Apesar de toda a tensão existente na região, e do apoio que, aparentemente, o primeiro-ministro israelita tem nos EUA, internamente Netanyahu atravessa, provavelmente, a mais perigosa situação política, com várias figuras da sociedade israelita a questionar a forma "duvidosa" como as forças militares e da intelligentsia israelitas foram apanhadas de surpresa.

Sendo Israel conhecido mundialmente por conta das três estruturas de recolha de informações e operações especiais globais, a Mossad, o Shin Bet, segurança interna, ou a menos conhecida mas não menos importante, Aman, a secreta militar, como foi possível que umas centenas de militantes armados do Hamas entrassem em Israel, por uma das fronteiras mais vigiadas do mundo, destruído muros, sem ninguém dar conta?

Esta é a pergunta à qual Benjamin Netanyahu e o seu Governo, politicamente extremista e religiosamente radical, vão ter de responder, porque, à medida que o tempo passa, são cada vez mais as vozes que a fazem, deixando um intrigante rasto de dúvidas no ar...

O britânico Guardian notícia esta segunda-feira, 23, que são vários os antigos oficiais do Exército e das secretas que estão a expressar sérias dúvidas sobre a liderança de Netanyahu, com o debate a ser mais ensurdecedor dia após dia.

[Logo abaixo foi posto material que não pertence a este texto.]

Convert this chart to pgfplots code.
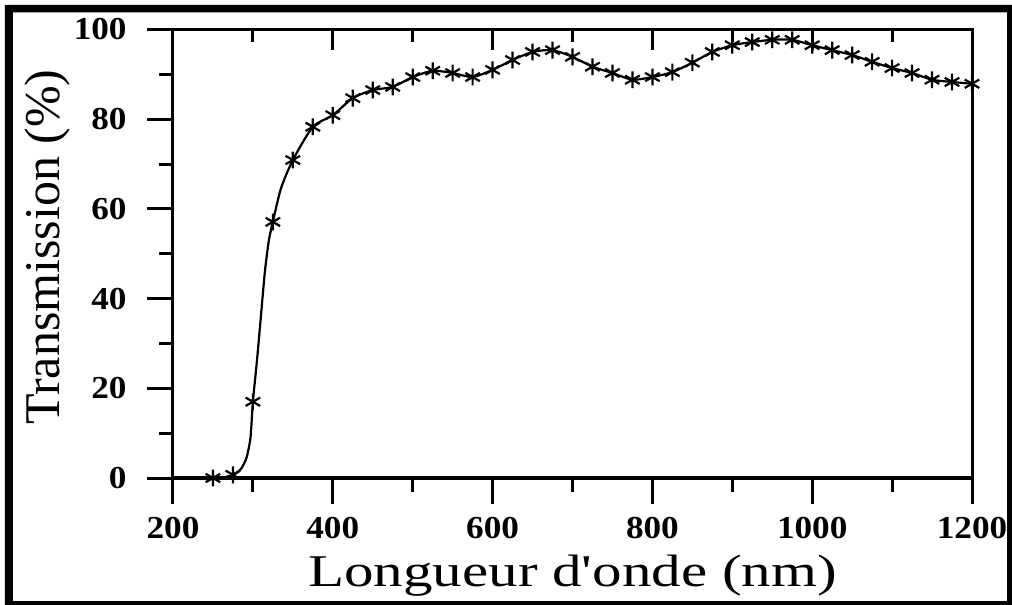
\documentclass[border=0pt]{standalone}
\usepackage{pgfplots}
\pgfplotsset{compat=1.18}
\usepackage{fontspec}
\setmainfont{Liberation Serif}
\newcommand\tl[1]{\scalebox{1.1}[1]{\fontsize{16}{16}\selectfont\bfseries #1}}
\begin{document}
\begin{tikzpicture}
\useasboundingbox (-86.5pt,-63.5pt) rectangle (419.5pt,239pt);
\fill[black,even odd rule] (-84pt,-63.5pt) rectangle (419.5pt,236.5pt) (-80pt,-61.5pt) rectangle (417pt,232.75pt);
\begin{axis}[at={(0,0)}, anchor=south west, scale only axis,
  width=399.5pt, height=224.25pt,
  xmin=200, xmax=1200, ymin=0, ymax=100,
  axis line style={line width=1.5pt},
  xtick={200,400,...,1200}, minor xtick={300,500,...,1100},
  ytick=\empty, xticklabels={},
  xtick pos=right, tick align=inside,
  major tick length=10.5pt, minor tick length=6.5pt,
  tick style={line width=1.5pt, black}]
\end{axis}
\begin{axis}[at={(0,0)}, anchor=south west, scale only axis,
  width=399.5pt, height=224.25pt,
  xmin=200, xmax=1200, ymin=0, ymax=100,
  axis line style={line width=1.5pt},
  xtick={200,400,...,1200}, minor xtick={300,500,...,1100},
  ytick={0,20,...,100}, minor ytick={10,30,...,90},
  xticklabels={\tl{200},\tl{400},\tl{600},\tl{800},\tl{1000},\tl{1200}},
  yticklabels={\tl{0},\tl{20},\tl{40},\tl{60},\tl{80},\tl{100}},
  xtick pos=left, ytick pos=left, tick align=outside,
  major tick length=13pt, minor tick length=7pt,
  tick style={line width=1.5pt, black},
  xticklabel style={anchor=north, inner sep=0pt, yshift=-6.5pt},
  yticklabel style={anchor=east, inner sep=0pt, xshift=-10pt},
  xlabel={\scalebox{1.3}[1]{\fontsize{22.7}{22.7}\selectfont Longueur d\textquotesingle onde (nm)}},
  ylabel={\fontsize{25}{25}\selectfont Transmission (\%)},
  xlabel style={at={(axis description cs:0.5,-0.2426)}, anchor=base, inner sep=0pt},
  ylabel style={at={(axis description cs:-0.1565,0.515)}, anchor=center, inner sep=0pt},
  ]
\addplot[black, line width=1.1pt, smooth, tension=0.4] coordinates {
(250,0) (262,0.1) (275,0.7) (285,2) (292,4.5) (297,9) (300,17) (305,26) (310,36) (315,46) (320,53) (325,57.1) (335,64.5) (350,70.9) (375,78.3) (400,80.9) (425,84.7) (450,86.5) (475,87.2) (500,89.4) (525,90.8) (550,90.3) (575,89.4) (600,91.0) (625,93.2) (650,95.0) (675,95.4) (700,93.9) (725,91.7) (750,90.3) (775,88.8) (800,89.4) (825,90.5) (850,92.6) (875,95.0) (900,96.5) (925,97.2) (950,97.7) (975,97.7) (1000,96.5) (1025,95.4) (1050,94.3) (1075,92.8) (1100,91.4) (1125,90.3) (1150,88.8) (1175,88.3) (1200,87.9)};
\addplot[black, only marks, mark=asterisk, mark size=4.2pt, mark options={line width=1.1pt}] coordinates {
(250,0) (275,0.7) (300,17) (325,57.1) (350,70.9) (375,78.3) (400,80.9) (425,84.7) (450,86.5) (475,87.2) (500,89.4) (525,90.8) (550,90.3) (575,89.4) (600,91.0) (625,93.2) (650,95.0) (675,95.4) (700,93.9) (725,91.7) (750,90.3) (775,88.8) (800,89.4) (825,90.5) (850,92.6) (875,95.0) (900,96.5) (925,97.2) (950,97.7) (975,97.7) (1000,96.5) (1025,95.4) (1050,94.3) (1075,92.8) (1100,91.4) (1125,90.3) (1150,88.8) (1175,88.3) (1200,87.9)};
\end{axis}
\end{tikzpicture}
\end{document}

Mas se, nos media tradicionais, a questão está apenar a ser colocado no patamar dad competências políticas, nas redes sociais são cada vez mais aqueles que admitem a possibilidade deste momento ter sido mesmo desejado ou preparado por Netanyahu de forma a afastar as atenções da sua periclitante situação política, seja por causa dos processos judiciais que correm contra si devido a suspeitas graves de corrupção e peculato, seja por causa das ininterruptas manifestações de rua com milhões de israelitas contra o seu projecto de reforma da justiça que lhe permitiria dominar o Tribunal Supremo e todo o aparelho judicial.